» **INFORMATION PROVIDED**
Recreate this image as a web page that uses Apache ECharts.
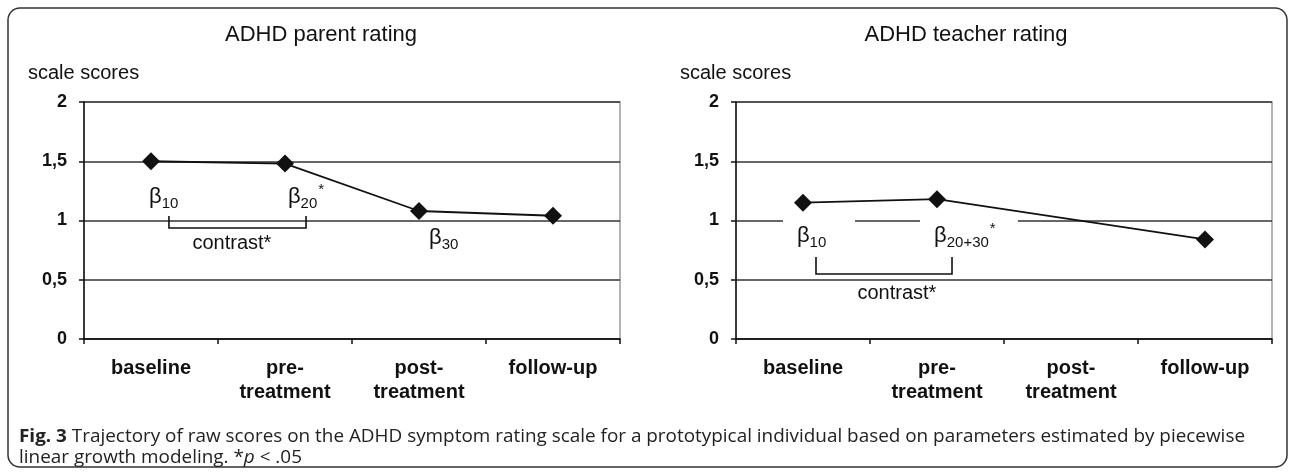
<!DOCTYPE html>
<html><head><meta charset="utf-8">
<script src="https://cdn.jsdelivr.net/npm/echarts@6/dist/echarts.min.js"></script>
<style>html,body{margin:0;padding:0;background:#fff}#c{width:1292px;height:473px}</style>
</head><body><div id="c"></div>
<script>
// ---- data ----
const categories = ['baseline', 'pre-\ntreatment', 'post-\ntreatment', 'follow-up'];
const parentScores = [1.5, 1.48, 1.08, 1.04];
const teacherScores = [1.15, 1.18, null, 0.84];
const yMin = 0, yMax = 2, yStep = 0.5;
const panelTitles = ['ADHD parent rating', 'ADHD teacher rating'];
const yAxisName = 'scale scores';
const captionBold = 'Fig. 3';
const captionLine1 = ' Trajectory of raw scores on the ADHD symptom rating scale for a prototypical individual based on parameters estimated by piecewise';
const captionLine2a = 'linear growth modeling. *';
const captionLine2b = 'p';
const captionLine2c = ' < .05';

// ---- layout ----
const FONT = '"Liberation Sans", Arial, sans-serif';
const INK = '#111';
const grids = [
  {left: 84, top: 102, width: 536, height: 237},
  {left: 736, top: 102, width: 536, height: 237}
];

const chart = echarts.init(document.getElementById('c'), null, {renderer: 'canvas'});

function xAxisFor(gi) {
  return {
    gridIndex: gi, type: 'category', data: categories, boundaryGap: true,
    axisLine: {lineStyle: {color: INK, width: 1.5}},
    axisTick: {show: true, interval: 0, length: 5, lineStyle: {color: INK, width: 1.5}},
    axisLabel: {interval: 0, margin: 17, fontFamily: FONT, fontSize: 20, fontWeight: 'bold', color: INK, lineHeight: 24},
    splitLine: {show: false}
  };
}
function yAxisFor(gi) {
  return {
    gridIndex: gi, type: 'value', min: yMin, max: yMax, interval: yStep,
    axisLine: {show: true, lineStyle: {color: INK, width: 1.5}},
    axisTick: {show: true, length: 5, lineStyle: {color: INK, width: 1.5}},
    axisLabel: {margin: 17, fontFamily: FONT, fontSize: 18, fontWeight: 'bold', color: INK,
      formatter: v => String(v).replace('.', ',')},
    splitLine: {show: true, lineStyle: {color: '#333', width: 1.5}}
  };
}
function seriesFor(gi, data, connect) {
  return {
    type: 'line', xAxisIndex: gi, yAxisIndex: gi, data: data, connectNulls: connect,
    symbol: 'diamond', symbolSize: 18, showSymbol: true,
    lineStyle: {color: INK, width: 1.8}, itemStyle: {color: INK},
    animation: false, z: 5
  };
}

chart.setOption({
  animation: false,
  backgroundColor: '#fff',
  grid: grids.map(g => Object.assign({show: true, borderColor: '#999', borderWidth: 1.5, backgroundColor: 'transparent'}, g)),
  xAxis: [xAxisFor(0), xAxisFor(1)],
  yAxis: [yAxisFor(0), yAxisFor(1)],
  series: [seriesFor(0, parentScores, false), seriesFor(1, teacherScores, true)]
});

// ---- annotations (positions in data space of each grid) ----
function px(gi, i, v) {
  const a = chart.convertToPixel({gridIndex: gi}, [0, v]);
  const b = chart.convertToPixel({gridIndex: gi}, [1, v]);
  return [a[0] + i * (b[0] - a[0]), a[1]];
}
const mctx = document.createElement('canvas').getContext('2d');
function measure(t, font) { mctx.font = font; return mctx.measureText(t).width; }

const betaLabels = [
  {grid: 0, sub: '10', sup: '', at: [-0.015, 1.198]},
  {grid: 0, sub: '20', sup: '*', at: [1.022, 1.198]},
  {grid: 0, sub: '30', sup: '', at: [2.075, 0.852]},
  {grid: 1, sub: '10', sup: '', at: [-0.045, 0.869], mask: [-0.149, 0.388, 1.063, 0.928]},
  {grid: 1, sub: '20+30', sup: '*', at: [0.978, 0.869], mask: [0.873, 1.604, 1.063, 0.928]}
];
const brackets = [
  {grid: 0, x0: 0.134, x1: 1.157, top: 1.038, bottom: 0.937},
  {grid: 1, x0: 0.097, x1: 1.112, top: 0.692, bottom: 0.549}
];
const contrastLabels = [
  {grid: 0, text: 'contrast*', at: [0.604, 0.81]},
  {grid: 1, text: 'contrast*', at: [0.701, 0.388]}
];

const g = [];
// frame
g.push({type: 'rect', shape: {x: 8, y: 8, width: 1279, height: 459, r: 12},
  style: {stroke: '#333', lineWidth: 1.5, fill: null}, z: 1});
// titles and axis names
const titleX = [321, 966], nameX = [28, 680];
for (let k = 0; k < 2; k++) {
  g.push({type: 'text', x: titleX[k], y: 35, z: 10,
    style: {text: panelTitles[k], font: '22px ' + FONT, fill: INK, align: 'center', verticalAlign: 'middle'}});
  g.push({type: 'text', x: nameX[k], y: 73, z: 10,
    style: {text: yAxisName, font: '20px ' + FONT, fill: INK, align: 'left', verticalAlign: 'middle'}});
}
const BF = '22px ' + FONT, SF = '15px ' + FONT, CF = '20px ' + FONT;
betaLabels.forEach(b => {
  if (b.mask) {
    const p0 = px(b.grid, b.mask[0], b.mask[2]);
    const p1 = px(b.grid, b.mask[1], b.mask[3]);
    g.push({type: 'rect', shape: {x: p0[0], y: p0[1], width: p1[0] - p0[0], height: p1[1] - p0[1]},
      style: {fill: '#fff', stroke: null}, z: 20});
  }
  const p = px(b.grid, b.at[0], b.at[1]);
  const bw = measure('β', BF);
  g.push({type: 'text', x: p[0], y: p[1], z: 21,
    style: {text: 'β', font: BF, fill: INK, align: 'left', verticalAlign: 'middle'}});
  g.push({type: 'text', x: p[0] + bw, y: p[1] + 7, z: 21,
    style: {text: b.sub, font: SF, fill: INK, align: 'left', verticalAlign: 'middle'}});
  if (b.sup) {
    const sw = measure(b.sub, SF);
    g.push({type: 'text', x: p[0] + bw + sw + 1, y: p[1] - 7, z: 21,
      style: {text: b.sup, font: SF, fill: INK, align: 'left', verticalAlign: 'middle'}});
  }
});
brackets.forEach(b => {
  const a = px(b.grid, b.x0, b.top), c = px(b.grid, b.x0, b.bottom);
  const d = px(b.grid, b.x1, b.bottom), e = px(b.grid, b.x1, b.top);
  g.push({type: 'polyline', z: 21, shape: {points: [a, c, d, e]},
    style: {stroke: INK, lineWidth: 1.6, fill: null}});
});
contrastLabels.forEach(c => {
  const p = px(c.grid, c.at[0], c.at[1]);
  g.push({type: 'text', x: p[0], y: p[1], z: 21,
    style: {text: c.text, font: CF, fill: INK, align: 'center', verticalAlign: 'middle'}});
});
// caption
const CFN = '"Open Sans", "Noto Sans", sans-serif';
const CS = 18;
const cw = measure(captionBold, 'bold ' + CS + 'px ' + CFN) + measure(captionLine1, CS + 'px ' + CFN);
const sx = 1226 / cw;
g.push({type: 'text', x: 19, y: 437, z: 10, scaleX: sx, originX: 0,
  style: {text: '{b|' + captionBold + '}' + captionLine1, font: CS + 'px ' + CFN, fill: '#222', align: 'left', verticalAlign: 'middle',
    rich: {b: {fontWeight: 'bold', fontSize: CS, fontFamily: CFN, fill: '#222'}}}});
g.push({type: 'text', x: 19, y: 458, z: 10, scaleX: sx, originX: 0,
  style: {text: captionLine2a + '{i|' + captionLine2b + '}' + captionLine2c, font: CS + 'px ' + CFN, fill: '#222', align: 'left', verticalAlign: 'middle',
    rich: {i: {fontStyle: 'italic', fontSize: CS, fontFamily: CFN, fill: '#222'}}}});

chart.setOption({graphic: {elements: g}});
</script></body></html>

» **WHAT IS BEING ASKED**
Your task is to reproduce all of the material exactly. The pictures stay out.

» **PROBLEM SOLUTION**
Recreate this image as a web page that uses Apache ECharts.
<!DOCTYPE html>
<html><head><meta charset="utf-8">
<script src="https://cdn.jsdelivr.net/npm/echarts@6/dist/echarts.min.js"></script>
<style>html,body{margin:0;padding:0;background:#fff}#c{width:1292px;height:473px}</style>
</head><body><div id="c"></div>
<script>
// ---- data ----
const categories = ['baseline', 'pre-\ntreatment', 'post-\ntreatment', 'follow-up'];
const parentScores = [1.5, 1.48, 1.08, 1.04];
const teacherScores = [1.15, 1.18, null, 0.84];
const yMin = 0, yMax = 2, yStep = 0.5;
const panelTitles = ['ADHD parent rating', 'ADHD teacher rating'];
const yAxisName = 'scale scores';
const captionBold = 'Fig. 3';
const captionLine1 = ' Trajectory of raw scores on the ADHD symptom rating scale for a prototypical individual based on parameters estimated by piecewise';
const captionLine2a = 'linear growth modeling. *';
const captionLine2b = 'p';
const captionLine2c = ' < .05';

// ---- layout ----
const FONT = '"Liberation Sans", Arial, sans-serif';
const INK = '#111';
const grids = [
  {left: 84, top: 102, width: 536, height: 237},
  {left: 736, top: 102, width: 536, height: 237}
];

const chart = echarts.init(document.getElementById('c'), null, {renderer: 'canvas'});

function xAxisFor(gi) {
  return {
    gridIndex: gi, type: 'category', data: categories, boundaryGap: true,
    axisLine: {lineStyle: {color: INK, width: 1.5}},
    axisTick: {show: true, interval: 0, length: 5, lineStyle: {color: INK, width: 1.5}},
    axisLabel: {interval: 0, margin: 17, fontFamily: FONT, fontSize: 20, fontWeight: 'bold', color: INK, lineHeight: 24},
    splitLine: {show: false}
  };
}
function yAxisFor(gi) {
  return {
    gridIndex: gi, type: 'value', min: yMin, max: yMax, interval: yStep,
    axisLine: {show: true, lineStyle: {color: INK, width: 1.5}},
    axisTick: {show: true, length: 5, lineStyle: {color: INK, width: 1.5}},
    axisLabel: {margin: 17, fontFamily: FONT, fontSize: 18, fontWeight: 'bold', color: INK,
      formatter: v => String(v).replace('.', ',')},
    splitLine: {show: true, lineStyle: {color: '#333', width: 1.5}}
  };
}
function seriesFor(gi, data, connect) {
  return {
    type: 'line', xAxisIndex: gi, yAxisIndex: gi, data: data, connectNulls: connect,
    symbol: 'diamond', symbolSize: 18, showSymbol: true,
    lineStyle: {color: INK, width: 1.8}, itemStyle: {color: INK},
    animation: false, z: 5
  };
}

chart.setOption({
  animation: false,
  backgroundColor: '#fff',
  grid: grids.map(g => Object.assign({show: true, borderColor: '#999', borderWidth: 1.5, backgroundColor: 'transparent'}, g)),
  xAxis: [xAxisFor(0), xAxisFor(1)],
  yAxis: [yAxisFor(0), yAxisFor(1)],
  series: [seriesFor(0, parentScores, false), seriesFor(1, teacherScores, true)]
});

// ---- annotations (positions in data space of each grid) ----
function px(gi, i, v) {
  const a = chart.convertToPixel({gridIndex: gi}, [0, v]);
  const b = chart.convertToPixel({gridIndex: gi}, [1, v]);
  return [a[0] + i * (b[0] - a[0]), a[1]];
}
const mctx = document.createElement('canvas').getContext('2d');
function measure(t, font) { mctx.font = font; return mctx.measureText(t).width; }

const betaLabels = [
  {grid: 0, sub: '10', sup: '', at: [-0.015, 1.198]},
  {grid: 0, sub: '20', sup: '*', at: [1.022, 1.198]},
  {grid: 0, sub: '30', sup: '', at: [2.075, 0.852]},
  {grid: 1, sub: '10', sup: '', at: [-0.045, 0.869], mask: [-0.149, 0.388, 1.063, 0.928]},
  {grid: 1, sub: '20+30', sup: '*', at: [0.978, 0.869], mask: [0.873, 1.604, 1.063, 0.928]}
];
const brackets = [
  {grid: 0, x0: 0.134, x1: 1.157, top: 1.038, bottom: 0.937},
  {grid: 1, x0: 0.097, x1: 1.112, top: 0.692, bottom: 0.549}
];
const contrastLabels = [
  {grid: 0, text: 'contrast*', at: [0.604, 0.81]},
  {grid: 1, text: 'contrast*', at: [0.701, 0.388]}
];

const g = [];
// frame
g.push({type: 'rect', shape: {x: 8, y: 8, width: 1279, height: 459, r: 12},
  style: {stroke: '#333', lineWidth: 1.5, fill: null}, z: 1});
// titles and axis names
const titleX = [321, 966], nameX = [28, 680];
for (let k = 0; k < 2; k++) {
  g.push({type: 'text', x: titleX[k], y: 35, z: 10,
    style: {text: panelTitles[k], font: '22px ' + FONT, fill: INK, align: 'center', verticalAlign: 'middle'}});
  g.push({type: 'text', x: nameX[k], y: 73, z: 10,
    style: {text: yAxisName, font: '20px ' + FONT, fill: INK, align: 'left', verticalAlign: 'middle'}});
}
const BF = '22px ' + FONT, SF = '15px ' + FONT, CF = '20px ' + FONT;
betaLabels.forEach(b => {
  if (b.mask) {
    const p0 = px(b.grid, b.mask[0], b.mask[2]);
    const p1 = px(b.grid, b.mask[1], b.mask[3]);
    g.push({type: 'rect', shape: {x: p0[0], y: p0[1], width: p1[0] - p0[0], height: p1[1] - p0[1]},
      style: {fill: '#fff', stroke: null}, z: 20});
  }
  const p = px(b.grid, b.at[0], b.at[1]);
  const bw = measure('β', BF);
  g.push({type: 'text', x: p[0], y: p[1], z: 21,
    style: {text: 'β', font: BF, fill: INK, align: 'left', verticalAlign: 'middle'}});
  g.push({type: 'text', x: p[0] + bw, y: p[1] + 7, z: 21,
    style: {text: b.sub, font: SF, fill: INK, align: 'left', verticalAlign: 'middle'}});
  if (b.sup) {
    const sw = measure(b.sub, SF);
    g.push({type: 'text', x: p[0] + bw + sw + 1, y: p[1] - 7, z: 21,
      style: {text: b.sup, font: SF, fill: INK, align: 'left', verticalAlign: 'middle'}});
  }
});
brackets.forEach(b => {
  const a = px(b.grid, b.x0, b.top), c = px(b.grid, b.x0, b.bottom);
  const d = px(b.grid, b.x1, b.bottom), e = px(b.grid, b.x1, b.top);
  g.push({type: 'polyline', z: 21, shape: {points: [a, c, d, e]},
    style: {stroke: INK, lineWidth: 1.6, fill: null}});
});
contrastLabels.forEach(c => {
  const p = px(c.grid, c.at[0], c.at[1]);
  g.push({type: 'text', x: p[0], y: p[1], z: 21,
    style: {text: c.text, font: CF, fill: INK, align: 'center', verticalAlign: 'middle'}});
});
// caption
const CFN = '"Open Sans", "Noto Sans", sans-serif';
const CS = 18;
const cw = measure(captionBold, 'bold ' + CS + 'px ' + CFN) + measure(captionLine1, CS + 'px ' + CFN);
const sx = 1226 / cw;
g.push({type: 'text', x: 19, y: 437, z: 10, scaleX: sx, originX: 0,
  style: {text: '{b|' + captionBold + '}' + captionLine1, font: CS + 'px ' + CFN, fill: '#222', align: 'left', verticalAlign: 'middle',
    rich: {b: {fontWeight: 'bold', fontSize: CS, fontFamily: CFN, fill: '#222'}}}});
g.push({type: 'text', x: 19, y: 458, z: 10, scaleX: sx, originX: 0,
  style: {text: captionLine2a + '{i|' + captionLine2b + '}' + captionLine2c, font: CS + 'px ' + CFN, fill: '#222', align: 'left', verticalAlign: 'middle',
    rich: {i: {fontStyle: 'italic', fontSize: CS, fontFamily: CFN, fill: '#222'}}}});

chart.setOption({graphic: {elements: g}});
</script></body></html>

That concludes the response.